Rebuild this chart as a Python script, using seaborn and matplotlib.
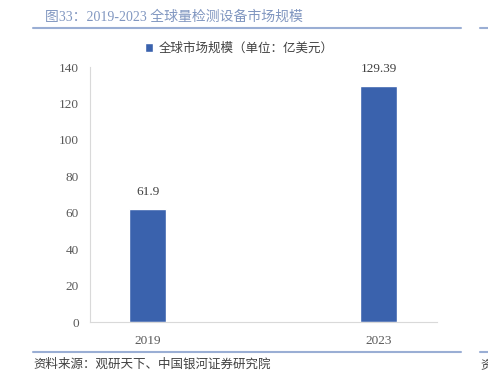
import matplotlib
matplotlib.use("Agg")
import matplotlib.pyplot as plt
import pandas as pd
import seaborn as sns

# data
years = ["2019", "2023"]
market_size = [61.9, 129.39]
series_name = "全球市场规模（单位：亿美元）"
yticks = [0, 20, 40, 60, 80, 100, 120, 140]

title = "图33：2019-2023 全球量检测设备市场规模"
source = "资料来源：观研天下、中国银河证券研究院"

sns.set_style("white")
plt.rcParams["font.family"] = ["Liberation Serif", "Noto Sans CJK SC", "DejaVu Sans"]

df = pd.DataFrame({"year": years, "value": market_size})

fig = plt.figure(figsize=(4.88, 3.71), dpi=100)
ax = fig.add_axes([0.184, 0.132, 0.711, 0.687])

bar_color = "#3A62AD"
sns.barplot(data=df, x="year", y="value", color=bar_color, width=0.16,
            saturation=1, ax=ax, label=series_name)

for p, v in zip(ax.patches, market_size):
    ax.annotate(f"{v:g}", (p.get_x() + p.get_width() / 2, p.get_height()),
                xytext=(0, 8), textcoords="offset points", ha="center",
                va="bottom", fontsize=9.5, color="#404040")

ax.set_xlim(-0.25, 1.25)
ax.set_ylim(0, 140)
ax.set_yticks(yticks)
ax.set_xlabel("")
ax.set_ylabel("")
ax.tick_params(axis="both", length=0, labelsize=9.5, colors="#595959")
ax.tick_params(axis="y", pad=8)
ax.tick_params(axis="x", pad=9)
for s in ["top", "right"]:
    ax.spines[s].set_visible(False)
for s in ["left", "bottom"]:
    ax.spines[s].set_color("#D9D9D9")
    ax.spines[s].set_linewidth(0.8)

leg = ax.legend(loc="lower center", bbox_to_anchor=(0.43, 1.03), frameon=False,
                fontsize=9, handlelength=0.7, handleheight=0.7,
                handletextpad=0.4, borderaxespad=0)
for t in leg.get_texts():
    t.set_color("#404040")

# header / footer
fig.text(45 / 488, 1 - 17 / 371, title, fontsize=10, color="#8096C0",
         ha="left", va="center")
line_color = "#9AAED4"
for y in [28, 352]:
    fig.add_artist(plt.Line2D([33 / 488, 461 / 488], [1 - y / 371] * 2,
                              color=line_color, lw=1.5))
    fig.add_artist(plt.Line2D([480 / 488, 1.0], [1 - y / 371] * 2,
                              color=line_color, lw=1.5))
fig.text(33 / 488, 1 - 365 / 371, source, fontsize=9, color="#404040",
         ha="left", va="center", style="italic")
fig.text(480 / 488, 1 - 365 / 371, "资", fontsize=9, color="#404040",
         ha="left", va="center", style="italic")

fig.savefig("out.png", dpi=100)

************

● **TASK TO COMPLETE**:
Without the pictures, copy the material exactly as given.

● **RESPONSE TO THIS TASK**:
Rebuild this chart as a Python script, using seaborn and matplotlib.
import matplotlib
matplotlib.use("Agg")
import matplotlib.pyplot as plt
import pandas as pd
import seaborn as sns

# data
years = ["2019", "2023"]
market_size = [61.9, 129.39]
series_name = "全球市场规模（单位：亿美元）"
yticks = [0, 20, 40, 60, 80, 100, 120, 140]

title = "图33：2019-2023 全球量检测设备市场规模"
source = "资料来源：观研天下、中国银河证券研究院"

sns.set_style("white")
plt.rcParams["font.family"] = ["Liberation Serif", "Noto Sans CJK SC", "DejaVu Sans"]

df = pd.DataFrame({"year": years, "value": market_size})

fig = plt.figure(figsize=(4.88, 3.71), dpi=100)
ax = fig.add_axes([0.184, 0.132, 0.711, 0.687])

bar_color = "#3A62AD"
sns.barplot(data=df, x="year", y="value", color=bar_color, width=0.16,
            saturation=1, ax=ax, label=series_name)

for p, v in zip(ax.patches, market_size):
    ax.annotate(f"{v:g}", (p.get_x() + p.get_width() / 2, p.get_height()),
                xytext=(0, 8), textcoords="offset points", ha="center",
                va="bottom", fontsize=9.5, color="#404040")

ax.set_xlim(-0.25, 1.25)
ax.set_ylim(0, 140)
ax.set_yticks(yticks)
ax.set_xlabel("")
ax.set_ylabel("")
ax.tick_params(axis="both", length=0, labelsize=9.5, colors="#595959")
ax.tick_params(axis="y", pad=8)
ax.tick_params(axis="x", pad=9)
for s in ["top", "right"]:
    ax.spines[s].set_visible(False)
for s in ["left", "bottom"]:
    ax.spines[s].set_color("#D9D9D9")
    ax.spines[s].set_linewidth(0.8)

leg = ax.legend(loc="lower center", bbox_to_anchor=(0.43, 1.03), frameon=False,
                fontsize=9, handlelength=0.7, handleheight=0.7,
                handletextpad=0.4, borderaxespad=0)
for t in leg.get_texts():
    t.set_color("#404040")

# header / footer
fig.text(45 / 488, 1 - 17 / 371, title, fontsize=10, color="#8096C0",
         ha="left", va="center")
line_color = "#9AAED4"
for y in [28, 352]:
    fig.add_artist(plt.Line2D([33 / 488, 461 / 488], [1 - y / 371] * 2,
                              color=line_color, lw=1.5))
    fig.add_artist(plt.Line2D([480 / 488, 1.0], [1 - y / 371] * 2,
                              color=line_color, lw=1.5))
fig.text(33 / 488, 1 - 365 / 371, source, fontsize=9, color="#404040",
         ha="left", va="center", style="italic")
fig.text(480 / 488, 1 - 365 / 371, "资", fontsize=9, color="#404040",
         ha="left", va="center", style="italic")

fig.savefig("out.png", dpi=100)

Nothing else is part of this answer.